If we are going to infer attributes about the population based on a sample, it's really important the sample to be as random as possible, so we do not skew our conclusions. For example, if I want to find the average number of hours college students watch televisions per week in the United States I can walk right outside my door and start pulling random students walking by. However, here there is a big problem because our student sample is going to have a bias, meaning it skews our findings by over representing a certain group at the expense of other groups. Indeed, my study, defined the population to be college students in the United States and not college students at Arizona State University. Ideally, I should be randomly pulling college students all over the country at different universities, so, in that way, I should have a more representative sample.

Let's make another example. I could encounter a $self$-$selection$ bias through the collection of this kind of information through social media like Twitter and Facebook. Why? Because the people that he's going to fill out the questionnaire is more likely to watch TV, or to have Netflix, thus, watching more hours compared to those that are not on these social media.

Seen in this way it seems that bias is inevitable and in many cases it is, so, there could be many confounding variables or factors we didn't account for that can influence our study. Thus, this problem of data bias is expensive and difficult to overcome and of course, machine learning is especially vulnerable to it. The way to overcome this problem is to select students from the entire population, so they cannot elect themselves into or out of the sample voluntarily. This represents the most effective way to mitigate bias but as you can imagine, it takes a lot of coordinated resources to do.

There are many type of bias, but they all have the same effect of distorting findings. We could have confirmation bias, so, gathering information that supports our belief, even unknowingly. An example of this bias is to follow only those social media accounts that you politically agree with, reinforcing your beliefs, rather than challenging them.
Another type of bias is called survival bias, where are captured only living and survived subjects while the deceased ones are never accounted for.
An example of this that comes to mind is related to Steve Jobs. He was said to be passionate and hot tempered, and he also created one of the most valuable companies of all times. Thus, for some people being passionate and a temperate might correlate with success, but again this is survivor bias because there are many, many companies that are run by passionate leaders that have failed in obscurity rather than becoming a success story like Apple.

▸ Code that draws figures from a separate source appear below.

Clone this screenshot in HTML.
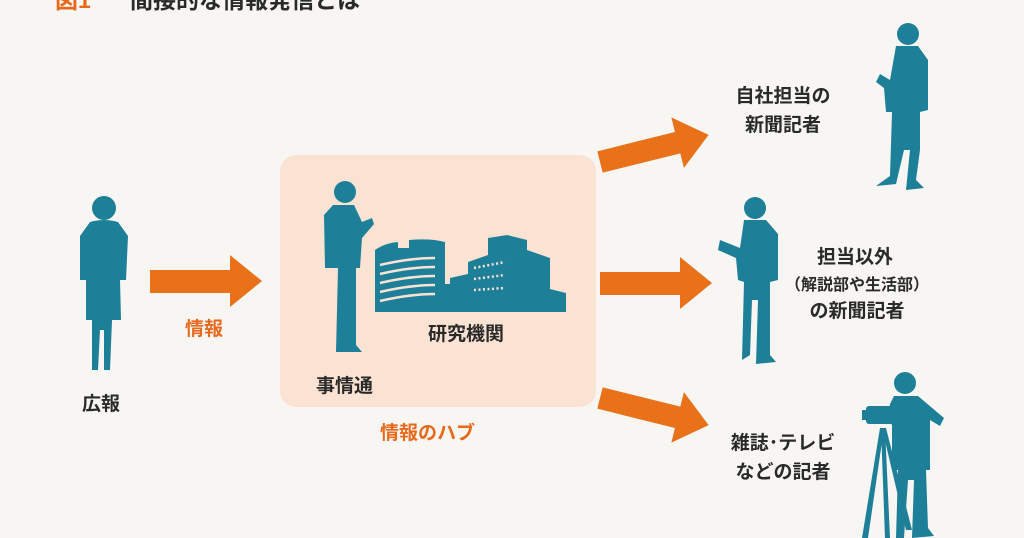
<!DOCTYPE html>
<html><head><meta charset="utf-8"><style>
html,body{margin:0;padding:0;background:#f8f6f2;}
svg{display:block}
text{font-family:"Liberation Sans","Noto Sans CJK JP",sans-serif;font-weight:bold;}
</style></head><body>
<svg width="1024" height="538" viewBox="0 0 1024 538" xmlns="http://www.w3.org/2000/svg">
<rect width="1024" height="538" fill="#f8f6f2"/>
<text x="55" y="8" font-size="23" fill="#e8691c">図1</text>
<text x="130" y="8" font-size="23" fill="#2a2a2a">間接的な情報発信とは</text>

<rect x="280" y="155" width="316" height="252" rx="16" fill="#fbe3d3"/>

<g fill="#e8711a">
<polygon points="150,270 230,270 230,255 262,281 230,307 230,293 150,293"/>
<polygon points="600,272 680,272 680,257 712,283 680,309 680,295 600,295"/>
<g transform="translate(600,162) rotate(-14)"><polygon points="0,-11 80,-11 80,-26 112,0 80,26 80,11 0,11"/></g>
<g transform="translate(600,398) rotate(14)"><polygon points="0,-11 80,-11 80,-26 112,0 80,26 80,11 0,11"/></g>
</g>

<g fill="#1e7f99">
<circle cx="104" cy="208" r="12"/>
<path d="M90 222 Q104 218 118 222 L128 236 L126 280 L120 280 L121 320 L112 320 L110 370 L104 370 L104 330 L100 330 L98 370 L92 370 L92 320 L86 320 L86 280 L80 280 L80 236 Z"/>
<circle cx="345" cy="192" r="11"/>
<path d="M333 205 L354 205 L362 222 L372 218 L374 224 L362 238 L360 268 L356 268 L356 345 L362 352 L336 352 L338 268 L325 268 L324 215 Z"/>
<path d="M375 312 L375 250 Q385 243 398 242 L398 248 L409 248 L409 240 Q430 238 445 242 L445 284 L450 284 L450 278 L468 274 L468 262 L488 255 L488 238 L507 235 L527 240 L527 250 L550 258 L550 289 L566 293 L566 312 Z"/>
<circle cx="908" cy="34" r="11"/>
<path d="M896 46 L918 46 L928 60 L928 110 L920 112 L920 150 L916 180 L924 188 L906 190 L910 150 L904 150 L896 184 L876 186 L890 176 L892 112 L886 112 L884 88 L876 82 L880 74 L890 80 Z"/>
<circle cx="755" cy="208" r="11"/>
<path d="M744 220 L766 220 L778 234 L778 280 L770 282 L770 355 L776 362 L756 364 L758 300 L752 300 L750 355 L742 360 L744 282 L738 280 L736 258 L718 250 L720 240 L740 248 Z"/>
<circle cx="905" cy="383" r="11"/>
<path d="M894 396 L918 396 L944 418 L940 426 L930 420 L930 470 L926 470 L928 528 L934 536 L912 538 L914 480 L908 480 L904 538 L896 538 L898 470 L892 470 L892 425 L888 420 L890 404 Z"/>
<rect x="866" y="406" width="30" height="18" rx="3"/>
<rect x="862" y="410" width="8" height="10"/>
<polygon points="880,428 884,428 868,538 862,538"/>
<polygon points="881,428 885,428 890,538 885,538"/>
<polygon points="882,428 886,428 912,530 906,530"/>
</g>
<g stroke="#fbe3d3" stroke-width="2.5" fill="none">
<path d="M380 265 Q410 258 435 258"/><path d="M380 274 Q410 267 435 267"/><path d="M380 283 Q410 276 435 276"/><path d="M380 292 Q410 285 435 285"/><path d="M380 301 Q410 294 435 294"/>
</g>
<g stroke="#fbe3d3" stroke-width="2.5" stroke-dasharray="2,2.5">
<line x1="474" y1="268" x2="505" y2="262"/><line x1="474" y1="279" x2="505" y2="275"/><line x1="474" y1="290" x2="505" y2="288"/>
</g>

<g font-size="19" fill="#2a2a2a">
<text x="82" y="410">広報</text>
<text x="316" y="392">事情通</text>
<text x="428" y="340">研究機関</text>
<text x="783" y="102" text-anchor="middle">自社担当の</text>
<text x="783" y="131" text-anchor="middle">新聞記者</text>
<text x="855" y="263" text-anchor="middle">担当以外</text>
<text x="857" y="290" text-anchor="middle" font-size="16">（解説部や生活部）</text>
<text x="857" y="317" text-anchor="middle">の新聞記者</text>
<text x="783" y="449" text-anchor="middle">雑誌･テレビ</text>
<text x="783" y="478" text-anchor="middle">などの記者</text>
</g>
<g font-size="19" fill="#e8691c">
<text x="185" y="335">情報</text>
<text x="380" y="439">情報のハブ</text>
</g>
</svg>
</body></html>
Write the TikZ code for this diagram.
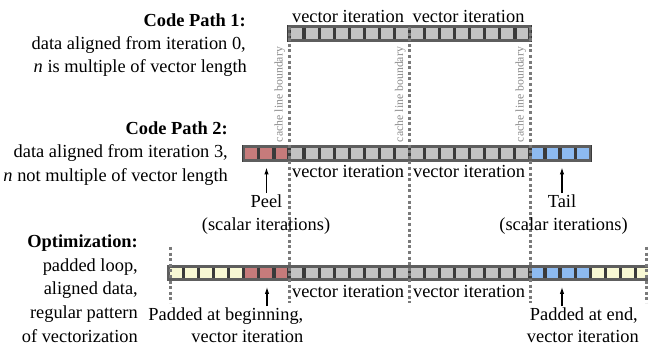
\documentclass[tikz,border=0pt]{standalone}
\usepackage{fontspec}
\setmainfont{Liberation Serif}
\usetikzlibrary{arrows.meta}
\definecolor{cellgray}{HTML}{C3C3C3}
\definecolor{cellred}{HTML}{C67B7B}
\definecolor{cellblue}{HTML}{8DBAF0}
\definecolor{cellyellow}{HTML}{F8F8D4}
\definecolor{sepdark}{HTML}{3A3A3A}
\definecolor{borderg}{HTML}{5E5E5E}
\definecolor{dotg}{HTML}{7A7A7A}
\definecolor{cachetxt}{HTML}{8C8C8C}
\def\cw{15.06}
\def\ch{13.5}
\newcommand\cellrun[5]{\foreach \k in {1,...,#4}{\draw[cellbox,fill=#5] ({#1+(#3+\k-1)*\cw},#2) rectangle ++(\cw,\ch);}}
\begin{document}
\begin{tikzpicture}[x=1pt,y=-1pt,
  txt/.style={inner sep=0pt,font=\fontsize{18.4}{22}\selectfont},
  lbl/.style={txt,anchor=base east},
  ctr/.style={txt,anchor=base},
  cache/.style={inner sep=0pt,rotate=90,anchor=base,text=cachetxt,font=\fontsize{11.8}{12}\selectfont},
  cellbox/.style={draw=sepdark,line width=3.2pt},
  rowborder/.style={draw=borderg,line width=2.6pt},
  cacheline/.style={draw=dotg,line width=3pt,dash pattern=on 3pt off 2.6pt},
  arr/.style={-{Latex[length=7pt,width=4.5pt]},line width=1.1pt,black}]
\useasboundingbox (0,0) rectangle (648,347);
\fill[white] (0,0) rectangle (648,347);

% Row 1
\cellrun{289}{26.75}{0}{16}{cellgray}
\draw[rowborder] (289,26.75) rectangle ++({16*\cw},\ch);
% Row 2
\cellrun{243.8}{146.75}{0}{3}{cellred}
\cellrun{243.8}{146.75}{3}{16}{cellgray}
\cellrun{243.8}{146.75}{19}{4}{cellblue}
\draw[rowborder] (243.8,146.75) rectangle ++({23*\cw},\ch);
% Row 3
\cellrun{168.5}{266.25}{0}{5}{cellyellow}
\cellrun{168.5}{266.25}{5}{3}{cellred}
\cellrun{168.5}{266.25}{8}{16}{cellgray}
\cellrun{168.5}{266.25}{24}{4}{cellblue}
\cellrun{168.5}{266.25}{28}{4}{cellyellow}
\draw[rowborder] (168.5,266.25) rectangle ++({32*\cw},\ch);

% cache line boundaries
\coordinate (c1t) at (289,27);   \coordinate (c1b) at (289,303);
\coordinate (c2t) at (409.5,27); \coordinate (c2b) at (409.5,303);
\coordinate (c3t) at (530,27);   \coordinate (c3b) at (530,303);
\coordinate (c4t) at (170,247);  \coordinate (c4b) at (170,303);
\coordinate (c5t) at (646.5,247);\coordinate (c5b) at (646.5,303);
\draw[cacheline] (c1t) -- (c1b);
\draw[cacheline] (c2t) -- (c2b);
\draw[cacheline] (c3t) -- (c3b);
\draw[cacheline] (c4t) -- (c4b);
\draw[cacheline] (c5t) -- (c5b);
\node[cache] (cl1) at (282.5,94.5) {cache line boundary};
\node[cache] (cl2) at (403,94.5) {cache line boundary};
\node[cache] (cl3) at (523.5,94.5) {cache line boundary};

% left descriptions
\node[lbl] (cp1a) at (246,26.5) {\textbf{Code Path 1:}};
\node[lbl] (cp1b) at (246,50) {data aligned from iteration 0,};
\node[lbl] (cp1c) at (247,72.5) {\textit{n} is multiple of vector length};
\node[lbl] (cp2a) at (228,135) {\textbf{Code Path 2:}};
\node[lbl] (cp2b) at (228,158) {data aligned from iteration 3,};
\node[lbl] (cp2c) at (228,181.5) {\textit{n} not multiple of vector length};
\node[lbl] (opa) at (138,248) {\textbf{Optimization:}};
\node[lbl] (opb) at (138,271.5) {padded loop,};
\node[lbl] (opc) at (138,295) {aligned data,};
\node[lbl] (opd) at (138,318.5) {regular pattern};
\node[lbl] (ope) at (138,342) {of vectorization};

% vector iteration labels
\node[ctr] (v1a) at (348,23) {vector iteration};
\node[ctr] (v1b) at (468.5,23) {vector iteration};
\node[ctr] (v2a) at (348,178) {vector iteration};
\node[ctr] (v2b) at (469,178) {vector iteration};
\node[ctr] (v3a) at (348,298) {vector iteration};
\node[ctr] (v3b) at (469,298) {vector iteration};

% Peel / Tail
\node[ctr] (peel1) at (266.5,208) {Peel};
\node[ctr] (peel2) at (266,230.5) {(scalar iterations)};
\coordinate (peeltip) at (266.5,167.5);
\draw[arr] ([yshift=2pt]peel1.north) -- (peeltip);
\node[ctr] (tail1) at (562,208) {Tail};
\node[ctr] (tail2) at (563.5,230.5) {(scalar iterations)};
\coordinate (tailtip) at (562,167.5);
\draw[arr] ([yshift=2pt]tail1.north) -- (tailtip);

% padded labels
\node[lbl] (pb1) at (303.5,321) {Padded at beginning,};
\node[lbl] (pb2) at (303.5,343) {vector iteration};
\coordinate (pbtip) at (267,287);
\draw[arr] ([yshift=2pt]pbtip |- pb1.north) -- (pbtip);
\node[lbl] (pe1) at (638,321) {Padded at end,};
\node[lbl] (pe2) at (639,343) {vector iteration};
\coordinate (petip) at (562,287);
\draw[arr] ([yshift=2pt]petip |- pe1.north) -- (petip);
\end{tikzpicture}
\end{document}
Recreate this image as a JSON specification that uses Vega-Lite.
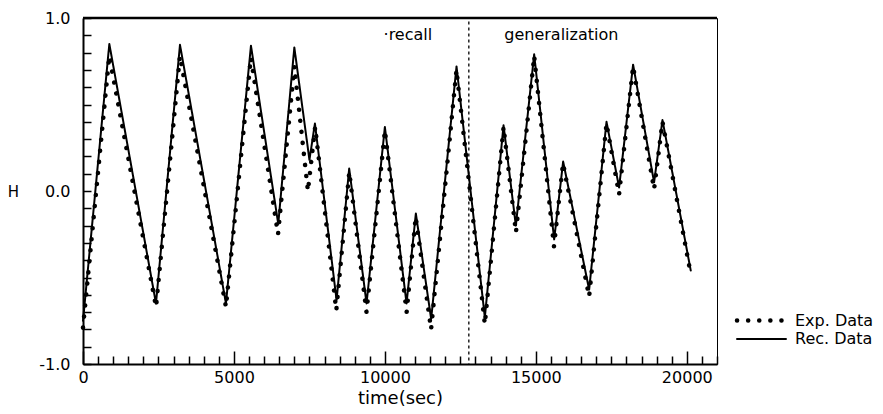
{
  "$schema": "https://vega.github.io/schema/vega-lite/v6.json",
  "width": 634,
  "height": 346,
  "autosize": {"type": "none"},
  "padding": {"left": 83, "top": 18, "right": 166, "bottom": 50},
  "background": "white",
  "config": {
    "view": {"stroke": "black", "strokeWidth": 1},
    "font": "DejaVu Sans",
    "text": {"font": "DejaVu Sans"}
  },
  "datasets": {
    "curves": [
      {"t": 0, "H": -0.75, "s": "Rec. Data"},
      {"t": 872, "H": 0.85, "s": "Rec. Data"},
      {"t": 2417, "H": -0.65, "s": "Rec. Data"},
      {"t": 3212, "H": 0.845, "s": "Rec. Data"},
      {"t": 4735, "H": -0.65, "s": "Rec. Data"},
      {"t": 5563, "H": 0.84, "s": "Rec. Data"},
      {"t": 6467, "H": -0.19, "s": "Rec. Data"},
      {"t": 7000, "H": 0.83, "s": "Rec. Data"},
      {"t": 7500, "H": 0.18, "s": "Rec. Data"},
      {"t": 7682, "H": 0.39, "s": "Rec. Data"},
      {"t": 8399, "H": -0.63, "s": "Rec. Data"},
      {"t": 8817, "H": 0.13, "s": "Rec. Data"},
      {"t": 9392, "H": -0.65, "s": "Rec. Data"},
      {"t": 9999, "H": 0.37, "s": "Rec. Data"},
      {"t": 10717, "H": -0.65, "s": "Rec. Data"},
      {"t": 11025, "H": -0.13, "s": "Rec. Data"},
      {"t": 11532, "H": -0.74, "s": "Rec. Data"},
      {"t": 12372, "H": 0.72, "s": "Rec. Data"},
      {"t": 13310, "H": -0.73, "s": "Rec. Data"},
      {"t": 13930, "H": 0.38, "s": "Rec. Data"},
      {"t": 14337, "H": -0.2, "s": "Rec. Data"},
      {"t": 14944, "H": 0.79, "s": "Rec. Data"},
      {"t": 15606, "H": -0.28, "s": "Rec. Data"},
      {"t": 15904, "H": 0.17, "s": "Rec. Data"},
      {"t": 16765, "H": -0.57, "s": "Rec. Data"},
      {"t": 17340, "H": 0.4, "s": "Rec. Data"},
      {"t": 17757, "H": 0.02, "s": "Rec. Data"},
      {"t": 18221, "H": 0.73, "s": "Rec. Data"},
      {"t": 18916, "H": 0.05, "s": "Rec. Data"},
      {"t": 19194, "H": 0.41, "s": "Rec. Data"},
      {"t": 20131, "H": -0.46, "s": "Rec. Data"},
      {"t": 0, "H": -0.79, "s": "Exp. Data"},
      {"t": 870, "H": 0.78, "s": "Exp. Data"},
      {"t": 2420, "H": -0.67, "s": "Exp. Data"},
      {"t": 3210, "H": 0.78, "s": "Exp. Data"},
      {"t": 4735, "H": -0.67, "s": "Exp. Data"},
      {"t": 5560, "H": 0.77, "s": "Exp. Data"},
      {"t": 6460, "H": -0.25, "s": "Exp. Data"},
      {"t": 7000, "H": 0.72, "s": "Exp. Data"},
      {"t": 7450, "H": 0.0, "s": "Exp. Data"},
      {"t": 7690, "H": 0.37, "s": "Exp. Data"},
      {"t": 8390, "H": -0.69, "s": "Exp. Data"},
      {"t": 8820, "H": 0.11, "s": "Exp. Data"},
      {"t": 9390, "H": -0.7, "s": "Exp. Data"},
      {"t": 10000, "H": 0.35, "s": "Exp. Data"},
      {"t": 10720, "H": -0.7, "s": "Exp. Data"},
      {"t": 11020, "H": -0.15, "s": "Exp. Data"},
      {"t": 11530, "H": -0.8, "s": "Exp. Data"},
      {"t": 12370, "H": 0.7, "s": "Exp. Data"},
      {"t": 13310, "H": -0.77, "s": "Exp. Data"},
      {"t": 13930, "H": 0.37, "s": "Exp. Data"},
      {"t": 14340, "H": -0.24, "s": "Exp. Data"},
      {"t": 14945, "H": 0.78, "s": "Exp. Data"},
      {"t": 15600, "H": -0.32, "s": "Exp. Data"},
      {"t": 15900, "H": 0.16, "s": "Exp. Data"},
      {"t": 16765, "H": -0.61, "s": "Exp. Data"},
      {"t": 17340, "H": 0.39, "s": "Exp. Data"},
      {"t": 17757, "H": -0.02, "s": "Exp. Data"},
      {"t": 18220, "H": 0.72, "s": "Exp. Data"},
      {"t": 18916, "H": 0.01, "s": "Exp. Data"},
      {"t": 19194, "H": 0.4, "s": "Exp. Data"},
      {"t": 20130, "H": -0.48, "s": "Exp. Data"}
    ],
    "notes": [
      {"t": 10761, "H": 0.9, "label": "·recall"},
      {"t": 15843, "H": 0.9, "label": "generalization"}
    ],
    "phase": [{"t": 12780, "H": 0.98, "H2": -1}],
    "frame": [{"t": 0, "t2": 21000, "H": 1}]
  },
  "encoding": {
    "x": {
      "field": "t", "type": "quantitative", "title": "time(sec)",
      "scale": {"domain": [0, 21000], "nice": false, "zero": false},
      "axis": {
        "values": [0,500,1000,1500,2000,2500,3000,3500,4000,4500,5000,5500,6000,6500,7000,7500,8000,8500,9000,9500,10000,10500,11000,11500,12000,12500,13000,13500,14000,14500,15000,15500,16000,16500,17000,17500,18000,18500,19000,19500,20000,20500,21000],
        "tickSize": {"condition": {"test": "datum.value % 5000 === 0", "value": -13}, "value": -8},
        "tickColor": "black", "tickWidth": 1.5,
        "domainColor": "black", "domainWidth": 2,
        "labelExpr": "datum.value % 5000 === 0 ? format(datum.value, 'd') : ''",
        "labelFontSize": 16, "labelColor": "black", "labelPadding": 18,
        "labelFlush": false, "labelOverlap": false, "labelBound": false,
        "grid": false,
        "titleFontSize": 18, "titleFontWeight": "normal", "titleColor": "black", "titlePadding": -1
      }
    },
    "y": {
      "field": "H", "type": "quantitative", "title": "H",
      "scale": {"domain": [-1, 1], "nice": false, "zero": false},
      "axis": {
        "values": [-1,-0.9,-0.8,-0.7,-0.6,-0.5,-0.4,-0.3,-0.2,-0.1,0,0.1,0.2,0.3,0.4,0.5,0.6,0.7,0.8,0.9,1],
        "tickSize": -8, "tickColor": "black", "tickWidth": 1.5,
        "domainColor": "black", "domainWidth": 2,
        "labelExpr": "datum.value == 1 ? '1.0' : (datum.value == 0 ? '0.0' : (datum.value == -1 ? '-1.0' : ''))",
        "labelFontSize": 16, "labelColor": "black", "labelPadding": 21,
        "labelFlush": false, "labelOverlap": false, "labelBound": false, "labelBaseline": "middle",
        "grid": false,
        "titleAngle": 0, "titleX": -70, "titleY": 173, "titleAlign": "center", "titleBaseline": "middle",
        "titleFontSize": 15, "titleFontWeight": "normal", "titleColor": "black"
      }
    }
  },
  "layer": [
    {
      "data": {"name": "curves"},
      "mark": {"type": "line", "color": "black", "strokeCap": "round", "strokeJoin": "round"},
      "encoding": {
        "strokeDash": {
          "field": "s", "type": "nominal",
          "scale": {"domain": ["Exp. Data", "Rec. Data"], "range": [[0.1, 11], [1, 0]]},
          "legend": {
            "orient": "none", "legendX": 670, "legendY": 294, "title": null,
            "symbolType": "M-4,0H4", "symbolSize": 150, "symbolStrokeColor": "black",
            "labelFontSize": 16, "labelColor": "black", "labelOffset": 25,
            "rowPadding": 1, "padding": 0,
            "labelExpr": "replace(datum.label, ' ', '  ')",
            "encode": {"symbols": {"update": {"strokeCap": {"value": "round"}, "fill": {"value": "transparent"}}}}
          }
        },
        "strokeWidth": {
          "field": "s", "type": "nominal",
          "scale": {"domain": ["Exp. Data", "Rec. Data"], "range": [4.5, 2]},
          "legend": null
        }
      }
    },
    {
      "data": {"name": "phase"},
      "mark": {"type": "rule", "color": "black", "strokeDash": [3, 3], "strokeWidth": 1.3},
      "encoding": {"y2": {"field": "H2"}}
    },
    {
      "data": {"name": "frame"},
      "mark": {"type": "rule", "color": "black", "strokeWidth": 2.5},
      "encoding": {"x2": {"field": "t2"}}
    },
    {
      "data": {"name": "notes"},
      "mark": {"type": "text", "fontSize": 16, "color": "black", "align": "center", "baseline": "middle"},
      "encoding": {
        "text": {"field": "label"}
      }
    }
  ]
}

These stories remind us to always ask questions about how the data was obtained, and then scrutinise how that process could have biased data. As anticipated before these problems with sampling, and bias extends to machine learning as well. Whether it is linear regression, logistic regression, or neural networks, a sample of data is used to infer predictions. If that data is biased, then it will steer the machine learning algorithm to make biased conclusions.

## Descriptive Statistics

### Mean and Weighted Mean

The mean is just the average of a set of values, and it is useful since it gives back where the "center of gravity" exists for an observed set of values. In addition, it is computed in the same way either for samples and populations.

In [1]:
# Example 3-1 Calculating mean in Python
sample = [1, 3, 5, 7, 9, 4]

mean = sum(sample) / len(sample)
print(mean)

4.833333333333333


As anticipated earlier, we have to versions:
- $\bar{x} = \dfrac{x_1 + x_2 + x_3 + ... + x_n}{n}$

- $\bar{\mu} = \dfrac{x_1 + x_2 + x_3 + ... + x_n}{N}$

They represent the same thing, just the denomination is different. In the first case we are computing the mean for a sample whereas in the second case for an entire population. Besides the symbol to display the mean depending on what we're considering, there also a little change in the denominator. Indeed, in the first case with a sample, we indicate its size trough $n$, whereas with a population with $N$.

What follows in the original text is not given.